Quote all of the data exactly as given. Skip every picture it contains.

DATA:

______________________________

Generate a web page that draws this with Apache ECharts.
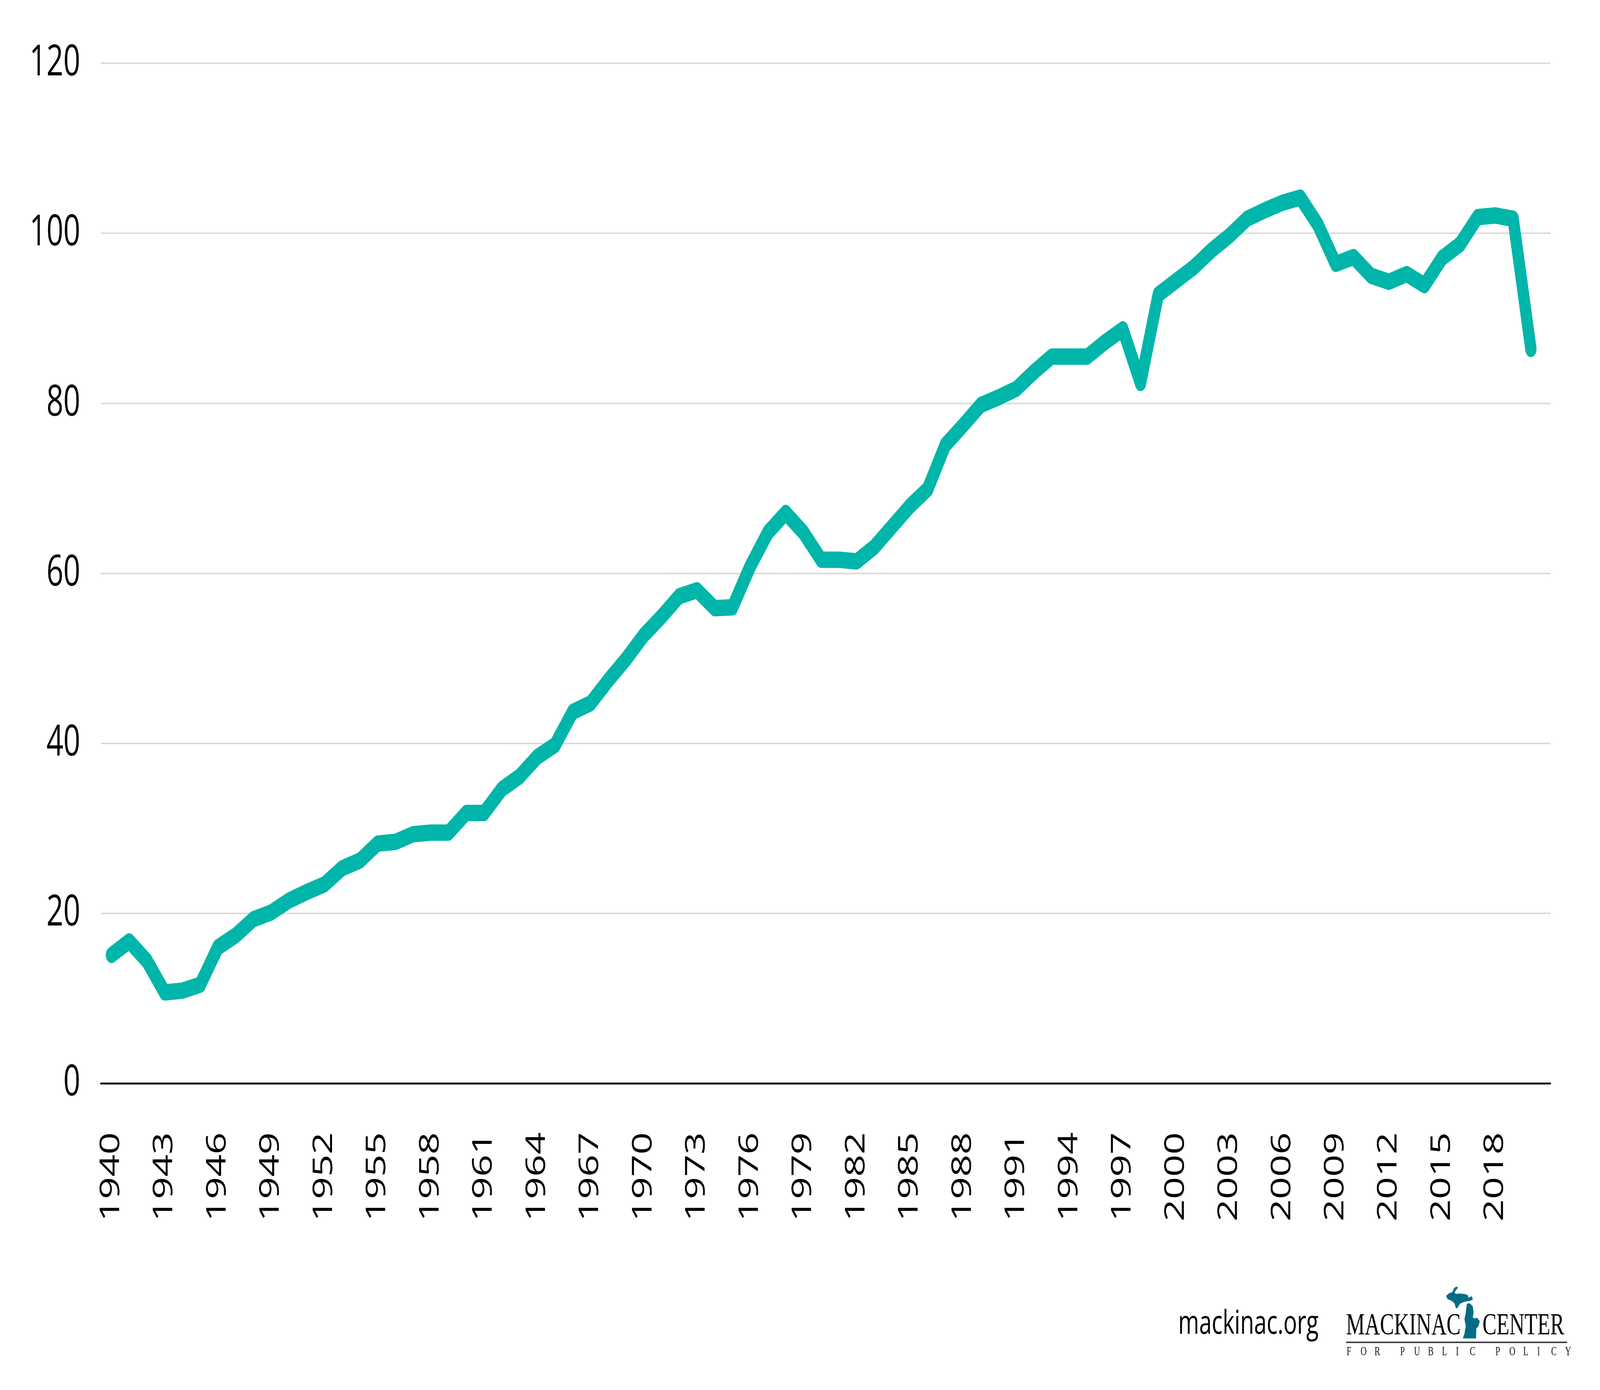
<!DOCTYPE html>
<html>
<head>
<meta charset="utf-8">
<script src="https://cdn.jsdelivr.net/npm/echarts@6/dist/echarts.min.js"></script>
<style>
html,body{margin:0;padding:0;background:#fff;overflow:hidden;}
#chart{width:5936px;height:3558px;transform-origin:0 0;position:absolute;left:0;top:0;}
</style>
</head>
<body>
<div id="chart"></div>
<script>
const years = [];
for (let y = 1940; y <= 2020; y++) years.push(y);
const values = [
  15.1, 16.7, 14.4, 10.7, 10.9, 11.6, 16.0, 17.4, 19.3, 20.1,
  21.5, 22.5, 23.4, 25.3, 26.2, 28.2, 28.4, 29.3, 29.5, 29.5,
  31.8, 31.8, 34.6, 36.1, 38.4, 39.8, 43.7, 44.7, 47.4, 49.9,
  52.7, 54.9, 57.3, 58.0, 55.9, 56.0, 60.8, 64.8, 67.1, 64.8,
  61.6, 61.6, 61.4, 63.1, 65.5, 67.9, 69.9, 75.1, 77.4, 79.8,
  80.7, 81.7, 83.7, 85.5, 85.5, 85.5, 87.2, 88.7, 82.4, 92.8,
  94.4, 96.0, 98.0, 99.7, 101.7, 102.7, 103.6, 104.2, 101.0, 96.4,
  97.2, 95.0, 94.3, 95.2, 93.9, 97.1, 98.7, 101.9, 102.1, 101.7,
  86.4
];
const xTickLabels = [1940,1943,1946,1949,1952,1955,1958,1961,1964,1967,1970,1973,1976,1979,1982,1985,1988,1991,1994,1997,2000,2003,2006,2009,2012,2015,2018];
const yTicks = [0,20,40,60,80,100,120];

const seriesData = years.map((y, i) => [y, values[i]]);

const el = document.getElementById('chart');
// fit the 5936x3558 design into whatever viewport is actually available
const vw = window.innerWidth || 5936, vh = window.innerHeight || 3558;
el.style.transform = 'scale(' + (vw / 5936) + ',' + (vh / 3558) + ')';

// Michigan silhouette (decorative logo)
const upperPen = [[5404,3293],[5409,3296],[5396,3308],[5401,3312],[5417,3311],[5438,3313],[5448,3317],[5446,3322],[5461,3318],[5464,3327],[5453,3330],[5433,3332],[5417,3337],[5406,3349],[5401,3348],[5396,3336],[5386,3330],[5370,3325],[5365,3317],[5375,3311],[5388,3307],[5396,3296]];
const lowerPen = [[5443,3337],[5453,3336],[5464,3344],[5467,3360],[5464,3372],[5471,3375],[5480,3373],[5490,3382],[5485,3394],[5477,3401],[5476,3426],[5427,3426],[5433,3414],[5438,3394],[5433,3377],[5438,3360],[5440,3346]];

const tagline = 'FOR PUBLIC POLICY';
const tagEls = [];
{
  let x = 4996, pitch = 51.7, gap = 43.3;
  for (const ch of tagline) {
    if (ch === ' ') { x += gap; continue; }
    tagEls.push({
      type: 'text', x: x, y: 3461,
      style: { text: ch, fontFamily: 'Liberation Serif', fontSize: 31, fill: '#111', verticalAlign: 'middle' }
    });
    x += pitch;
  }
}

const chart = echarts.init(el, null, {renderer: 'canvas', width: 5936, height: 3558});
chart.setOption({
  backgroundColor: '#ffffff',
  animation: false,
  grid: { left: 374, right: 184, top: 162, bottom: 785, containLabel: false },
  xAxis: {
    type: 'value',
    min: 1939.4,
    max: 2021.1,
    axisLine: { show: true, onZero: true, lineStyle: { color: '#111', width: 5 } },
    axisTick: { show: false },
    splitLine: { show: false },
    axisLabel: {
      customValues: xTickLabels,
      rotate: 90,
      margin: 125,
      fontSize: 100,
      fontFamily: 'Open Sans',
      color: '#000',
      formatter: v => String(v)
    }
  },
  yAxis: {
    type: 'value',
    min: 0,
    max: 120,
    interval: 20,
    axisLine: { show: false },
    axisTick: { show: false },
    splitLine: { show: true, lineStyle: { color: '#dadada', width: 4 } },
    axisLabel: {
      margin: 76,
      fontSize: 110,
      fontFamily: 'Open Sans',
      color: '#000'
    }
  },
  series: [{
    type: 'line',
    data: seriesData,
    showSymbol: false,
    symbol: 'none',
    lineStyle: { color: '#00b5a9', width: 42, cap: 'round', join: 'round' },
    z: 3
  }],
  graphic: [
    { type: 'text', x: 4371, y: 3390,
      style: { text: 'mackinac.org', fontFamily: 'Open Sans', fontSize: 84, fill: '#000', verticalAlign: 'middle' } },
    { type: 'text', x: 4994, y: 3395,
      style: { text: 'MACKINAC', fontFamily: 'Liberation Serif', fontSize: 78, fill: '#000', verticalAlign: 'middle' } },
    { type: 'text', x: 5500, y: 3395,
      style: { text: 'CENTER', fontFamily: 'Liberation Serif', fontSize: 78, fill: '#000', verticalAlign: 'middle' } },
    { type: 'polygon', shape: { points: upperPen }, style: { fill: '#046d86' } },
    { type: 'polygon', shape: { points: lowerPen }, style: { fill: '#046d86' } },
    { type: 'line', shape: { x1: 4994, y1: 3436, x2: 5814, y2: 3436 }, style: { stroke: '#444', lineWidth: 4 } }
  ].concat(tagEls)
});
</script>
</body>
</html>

______________________________

ANSWER TO THE PROBLEM:
Generate a web page that draws this with Apache ECharts.
<!DOCTYPE html>
<html>
<head>
<meta charset="utf-8">
<script src="https://cdn.jsdelivr.net/npm/echarts@6/dist/echarts.min.js"></script>
<style>
html,body{margin:0;padding:0;background:#fff;overflow:hidden;}
#chart{width:5936px;height:3558px;transform-origin:0 0;position:absolute;left:0;top:0;}
</style>
</head>
<body>
<div id="chart"></div>
<script>
const years = [];
for (let y = 1940; y <= 2020; y++) years.push(y);
const values = [
  15.1, 16.7, 14.4, 10.7, 10.9, 11.6, 16.0, 17.4, 19.3, 20.1,
  21.5, 22.5, 23.4, 25.3, 26.2, 28.2, 28.4, 29.3, 29.5, 29.5,
  31.8, 31.8, 34.6, 36.1, 38.4, 39.8, 43.7, 44.7, 47.4, 49.9,
  52.7, 54.9, 57.3, 58.0, 55.9, 56.0, 60.8, 64.8, 67.1, 64.8,
  61.6, 61.6, 61.4, 63.1, 65.5, 67.9, 69.9, 75.1, 77.4, 79.8,
  80.7, 81.7, 83.7, 85.5, 85.5, 85.5, 87.2, 88.7, 82.4, 92.8,
  94.4, 96.0, 98.0, 99.7, 101.7, 102.7, 103.6, 104.2, 101.0, 96.4,
  97.2, 95.0, 94.3, 95.2, 93.9, 97.1, 98.7, 101.9, 102.1, 101.7,
  86.4
];
const xTickLabels = [1940,1943,1946,1949,1952,1955,1958,1961,1964,1967,1970,1973,1976,1979,1982,1985,1988,1991,1994,1997,2000,2003,2006,2009,2012,2015,2018];
const yTicks = [0,20,40,60,80,100,120];

const seriesData = years.map((y, i) => [y, values[i]]);

const el = document.getElementById('chart');
// fit the 5936x3558 design into whatever viewport is actually available
const vw = window.innerWidth || 5936, vh = window.innerHeight || 3558;
el.style.transform = 'scale(' + (vw / 5936) + ',' + (vh / 3558) + ')';

// Michigan silhouette (decorative logo)
const upperPen = [[5404,3293],[5409,3296],[5396,3308],[5401,3312],[5417,3311],[5438,3313],[5448,3317],[5446,3322],[5461,3318],[5464,3327],[5453,3330],[5433,3332],[5417,3337],[5406,3349],[5401,3348],[5396,3336],[5386,3330],[5370,3325],[5365,3317],[5375,3311],[5388,3307],[5396,3296]];
const lowerPen = [[5443,3337],[5453,3336],[5464,3344],[5467,3360],[5464,3372],[5471,3375],[5480,3373],[5490,3382],[5485,3394],[5477,3401],[5476,3426],[5427,3426],[5433,3414],[5438,3394],[5433,3377],[5438,3360],[5440,3346]];

const tagline = 'FOR PUBLIC POLICY';
const tagEls = [];
{
  let x = 4996, pitch = 51.7, gap = 43.3;
  for (const ch of tagline) {
    if (ch === ' ') { x += gap; continue; }
    tagEls.push({
      type: 'text', x: x, y: 3461,
      style: { text: ch, fontFamily: 'Liberation Serif', fontSize: 31, fill: '#111', verticalAlign: 'middle' }
    });
    x += pitch;
  }
}

const chart = echarts.init(el, null, {renderer: 'canvas', width: 5936, height: 3558});
chart.setOption({
  backgroundColor: '#ffffff',
  animation: false,
  grid: { left: 374, right: 184, top: 162, bottom: 785, containLabel: false },
  xAxis: {
    type: 'value',
    min: 1939.4,
    max: 2021.1,
    axisLine: { show: true, onZero: true, lineStyle: { color: '#111', width: 5 } },
    axisTick: { show: false },
    splitLine: { show: false },
    axisLabel: {
      customValues: xTickLabels,
      rotate: 90,
      margin: 125,
      fontSize: 100,
      fontFamily: 'Open Sans',
      color: '#000',
      formatter: v => String(v)
    }
  },
  yAxis: {
    type: 'value',
    min: 0,
    max: 120,
    interval: 20,
    axisLine: { show: false },
    axisTick: { show: false },
    splitLine: { show: true, lineStyle: { color: '#dadada', width: 4 } },
    axisLabel: {
      margin: 76,
      fontSize: 110,
      fontFamily: 'Open Sans',
      color: '#000'
    }
  },
  series: [{
    type: 'line',
    data: seriesData,
    showSymbol: false,
    symbol: 'none',
    lineStyle: { color: '#00b5a9', width: 42, cap: 'round', join: 'round' },
    z: 3
  }],
  graphic: [
    { type: 'text', x: 4371, y: 3390,
      style: { text: 'mackinac.org', fontFamily: 'Open Sans', fontSize: 84, fill: '#000', verticalAlign: 'middle' } },
    { type: 'text', x: 4994, y: 3395,
      style: { text: 'MACKINAC', fontFamily: 'Liberation Serif', fontSize: 78, fill: '#000', verticalAlign: 'middle' } },
    { type: 'text', x: 5500, y: 3395,
      style: { text: 'CENTER', fontFamily: 'Liberation Serif', fontSize: 78, fill: '#000', verticalAlign: 'middle' } },
    { type: 'polygon', shape: { points: upperPen }, style: { fill: '#046d86' } },
    { type: 'polygon', shape: { points: lowerPen }, style: { fill: '#046d86' } },
    { type: 'line', shape: { x1: 4994, y1: 3436, x2: 5814, y2: 3436 }, style: { stroke: '#444', lineWidth: 4 } }
  ].concat(tagEls)
});
</script>
</body>
</html>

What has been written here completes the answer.